▶ **Source excerpt**:
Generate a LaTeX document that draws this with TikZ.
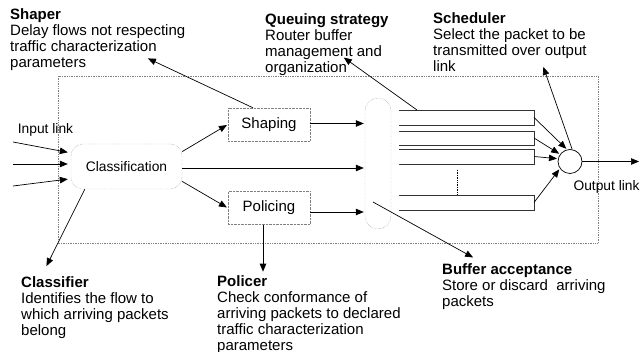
\documentclass[tikz,border=0pt]{standalone}
\usepackage{fontspec}
\setmainfont{Liberation Sans}
\usetikzlibrary{arrows.meta,calc}
\tikzset{
  note/.style={anchor=north west, align=left, inner sep=0pt, font=\fontsize{15}{16}\selectfont},
  blk/.style={draw=gray, densely dotted, minimum width=82pt, minimum height=33pt, inner sep=0pt, font=\fontsize{15}{15}\selectfont},
  lbl/.style={inner sep=0pt, font=\fontsize{13.8}{14}\selectfont},
  arr/.style={-{Triangle[length=8pt,width=6.5pt]}, line width=.7pt, shorten >=1pt},
}
\begin{document}
\begin{tikzpicture}[x=1pt,y=-1pt]
  \useasboundingbox (0,0) rectangle (641,352);
  %%frame
  \draw[gray, densely dotted, line width=.7pt] (58,76) rectangle (598,243);

  %%boxes
  \node[blk, rounded corners=12pt, minimum width=111pt, minimum height=45pt, font=\fontsize{13.8}{14}\selectfont] (cls) at (126.5,166.5) {Classification};
  \node[blk] (shp) at (269,124.5) {Shaping};
  \node[blk] (pol) at (269,208) {Policing};
  \node[blk, rounded corners=13pt, minimum width=26pt, minimum height=131pt] (buf) at (378,163.5) {};
  \node[draw, circle, minimum size=24pt, inner sep=0pt, line width=.7pt] (sch) at (570,161.5) {};

  %%queues
  \foreach \i/\t/\b in {1/110/125, 2/131/145, 3/149/164, 4/195/210} {
    \draw[line width=.8pt, black!80] (399,\t) -- (534,\t) -- (534,\b) -- (399,\b);
    \coordinate (q\i) at (534,{(\t+\b)/2});
  }
  \draw[densely dotted, line width=.7pt] (457,170) -- (457,195);

  %%links
  \node[lbl] (inl) at (45.5,130) {Input link};
  \node[lbl] (outl) at (606.5,186.7) {Output link};
  \foreach \i/\y in {1/142, 2/164, 3/186} \coordinate (in\i) at (13,\y);
  \coordinate (out) at (640,161.5);
  \draw[arr] (in1) -- ($(cls.west)+(-2,-14)$);
  \draw[arr] (in2) -- ($(cls.west)+(-2,-2.5)$);
  \draw[arr] (in3) -- ($(cls.west)+(-2,12.5)$);
  \draw[arr] (sch.east) -- (out);

  %%flow
  \draw[arr] (cls.15) -- (shp.west);
  \draw[arr] (cls.-15) -- (pol.west);
  \draw[arr] ([yshift=-1.5pt]cls.east) -- ([yshift=-1.5pt]cls.east -| buf.west);
  \draw[arr] ([yshift=1pt]shp.east) -- ([yshift=1pt]shp.east -| buf.west);
  \draw[arr] ([yshift=-4pt]pol.east) -- ([yshift=-4pt]pol.east -| buf.west);
  \draw[arr] (q1) -- (sch.104);
  \draw[arr] (q2) -- (sch.144);
  \draw[arr] (q3) -- (sch.167);
  \draw[arr] (q4) -- (sch.215);

  %%notes
  \node[note] (shaper) at (10,8.5) {\textbf{Shaper}\\Delay flows not respecting\\traffic characterization\\parameters};
  \node[note] (queuing) at (265,13) {\textbf{Queuing strategy}\\Router buffer\\management and\\organization};
  \node[note] (scheduler) at (433,12.5) {\textbf{Scheduler}\\Select the packet to be\\transmitted over output\\link};
  \node[note] (classifier) at (21,276) {\textbf{Classifier}\\Identifies the flow to\\which arriving packets\\belong};
  \node[note] (policer) at (217,275) {\textbf{Policer}\\Check conformance of\\arriving packets to declared\\traffic characterization\\parameters};
  \node[note] (acceptance) at (442,263.5) {\textbf{Buffer acceptance}\\Store or discard~ arriving\\packets};

  %%pointers
  \coordinate (shaperTip) at (147,58);
  \coordinate (queuingTip) at (343,57);
  \coordinate (schedTip) at (543,66);
  \coordinate (classTip) at (46,267);
  \coordinate (accTip) at (474,258);
  \coordinate (q1top) at (417,110);
  \coordinate (bufIn) at (373,202);
  \draw[arr] ([xshift=-16pt]shp.north) -- (shaperTip);
  \draw[arr] (q1top) -- (queuingTip);
  \draw[arr] (sch.80) -- (schedTip);
  \draw[arr] ($(cls.south west)+(14,0)$) -- (classTip);
  \draw[arr] ([xshift=-6pt]pol.south) -- ++(0,48);
  \draw[arr] (bufIn) -- (accTip);
\end{tikzpicture}
\end{document}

▶ **Goal**:
Every line above should be returned word for word, with the pictures left behind.

▶ **Result for this task**:
Generate a LaTeX document that draws this with TikZ.
\documentclass[tikz,border=0pt]{standalone}
\usepackage{fontspec}
\setmainfont{Liberation Sans}
\usetikzlibrary{arrows.meta,calc}
\tikzset{
  note/.style={anchor=north west, align=left, inner sep=0pt, font=\fontsize{15}{16}\selectfont},
  blk/.style={draw=gray, densely dotted, minimum width=82pt, minimum height=33pt, inner sep=0pt, font=\fontsize{15}{15}\selectfont},
  lbl/.style={inner sep=0pt, font=\fontsize{13.8}{14}\selectfont},
  arr/.style={-{Triangle[length=8pt,width=6.5pt]}, line width=.7pt, shorten >=1pt},
}
\begin{document}
\begin{tikzpicture}[x=1pt,y=-1pt]
  \useasboundingbox (0,0) rectangle (641,352);
  %%frame
  \draw[gray, densely dotted, line width=.7pt] (58,76) rectangle (598,243);

  %%boxes
  \node[blk, rounded corners=12pt, minimum width=111pt, minimum height=45pt, font=\fontsize{13.8}{14}\selectfont] (cls) at (126.5,166.5) {Classification};
  \node[blk] (shp) at (269,124.5) {Shaping};
  \node[blk] (pol) at (269,208) {Policing};
  \node[blk, rounded corners=13pt, minimum width=26pt, minimum height=131pt] (buf) at (378,163.5) {};
  \node[draw, circle, minimum size=24pt, inner sep=0pt, line width=.7pt] (sch) at (570,161.5) {};

  %%queues
  \foreach \i/\t/\b in {1/110/125, 2/131/145, 3/149/164, 4/195/210} {
    \draw[line width=.8pt, black!80] (399,\t) -- (534,\t) -- (534,\b) -- (399,\b);
    \coordinate (q\i) at (534,{(\t+\b)/2});
  }
  \draw[densely dotted, line width=.7pt] (457,170) -- (457,195);

  %%links
  \node[lbl] (inl) at (45.5,130) {Input link};
  \node[lbl] (outl) at (606.5,186.7) {Output link};
  \foreach \i/\y in {1/142, 2/164, 3/186} \coordinate (in\i) at (13,\y);
  \coordinate (out) at (640,161.5);
  \draw[arr] (in1) -- ($(cls.west)+(-2,-14)$);
  \draw[arr] (in2) -- ($(cls.west)+(-2,-2.5)$);
  \draw[arr] (in3) -- ($(cls.west)+(-2,12.5)$);
  \draw[arr] (sch.east) -- (out);

  %%flow
  \draw[arr] (cls.15) -- (shp.west);
  \draw[arr] (cls.-15) -- (pol.west);
  \draw[arr] ([yshift=-1.5pt]cls.east) -- ([yshift=-1.5pt]cls.east -| buf.west);
  \draw[arr] ([yshift=1pt]shp.east) -- ([yshift=1pt]shp.east -| buf.west);
  \draw[arr] ([yshift=-4pt]pol.east) -- ([yshift=-4pt]pol.east -| buf.west);
  \draw[arr] (q1) -- (sch.104);
  \draw[arr] (q2) -- (sch.144);
  \draw[arr] (q3) -- (sch.167);
  \draw[arr] (q4) -- (sch.215);

  %%notes
  \node[note] (shaper) at (10,8.5) {\textbf{Shaper}\\Delay flows not respecting\\traffic characterization\\parameters};
  \node[note] (queuing) at (265,13) {\textbf{Queuing strategy}\\Router buffer\\management and\\organization};
  \node[note] (scheduler) at (433,12.5) {\textbf{Scheduler}\\Select the packet to be\\transmitted over output\\link};
  \node[note] (classifier) at (21,276) {\textbf{Classifier}\\Identifies the flow to\\which arriving packets\\belong};
  \node[note] (policer) at (217,275) {\textbf{Policer}\\Check conformance of\\arriving packets to declared\\traffic characterization\\parameters};
  \node[note] (acceptance) at (442,263.5) {\textbf{Buffer acceptance}\\Store or discard~ arriving\\packets};

  %%pointers
  \coordinate (shaperTip) at (147,58);
  \coordinate (queuingTip) at (343,57);
  \coordinate (schedTip) at (543,66);
  \coordinate (classTip) at (46,267);
  \coordinate (accTip) at (474,258);
  \coordinate (q1top) at (417,110);
  \coordinate (bufIn) at (373,202);
  \draw[arr] ([xshift=-16pt]shp.north) -- (shaperTip);
  \draw[arr] (q1top) -- (queuingTip);
  \draw[arr] (sch.80) -- (schedTip);
  \draw[arr] ($(cls.south west)+(14,0)$) -- (classTip);
  \draw[arr] ([xshift=-6pt]pol.south) -- ++(0,48);
  \draw[arr] (bufIn) -- (accTip);
\end{tikzpicture}
\end{document}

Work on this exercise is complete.